The proposed EU rules will also be expanded to cover biomass plants with a fuel capacity of more than 5 megawatts, lowering a threshold that presently stands at 20 megawatts.

The commission also encourages member states not to burn high-quality wood for energy production unless other forms have been exhausted.

Environmental groups and scientists have pushed Brussels to revamp its renewable energy rules to remove all forms of forest material, arguing that the burning of wood contributes to carbon emissions and a reduction in the absorption of CO2 through a mechanism known as the carbon sink.

Frans Timmermans, EU vice-president for the Green Deal, has said that without biomass the EU will be unable to meet its ambitious climate goals to reduce net zero emissions to zero by 2050.

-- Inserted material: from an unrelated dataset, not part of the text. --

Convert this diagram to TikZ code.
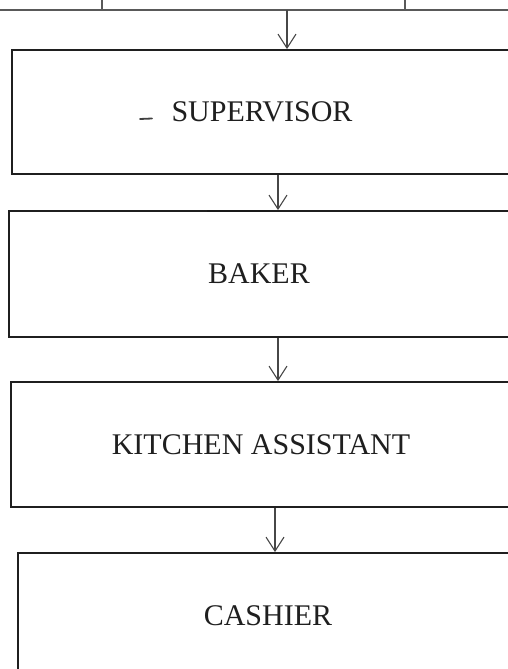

“We need biomass in the mix, but we need the right biomass in the mix. I hate the images of whole forests being cut down to be put in an incinerator. I think it’s unsustainable and it’s indefensible,” Timmermans told Euractiv last month.

Brussels is also expected to increase the EU’s overall renewable energy target from an existing 32 per cent by 2030 to almost 40 per cent in 2030. The leaked text does not specify the target which is expected to be finalised in the coming weeks.

The overhaul will need to be approved by a qualified majority of member states and a majority in the European Parliament.

The Renewable Energy Directive proposal is due to be published in July as part of a radical overhaul of EU legislation to help set the course for higher emissions cuts across swaths of Europe’s economy. The EU is working towards cutting CO2 emissions by 55 per cent, compared with its 1990 level, over the next decade.

“The commission must now unambiguously state that their renewable directive will exclusively support renewable energy — as the name clearly suggests”, said Dominic Eagleton, senior gas campaigner, at Global Witness, the human rights and environment NGO.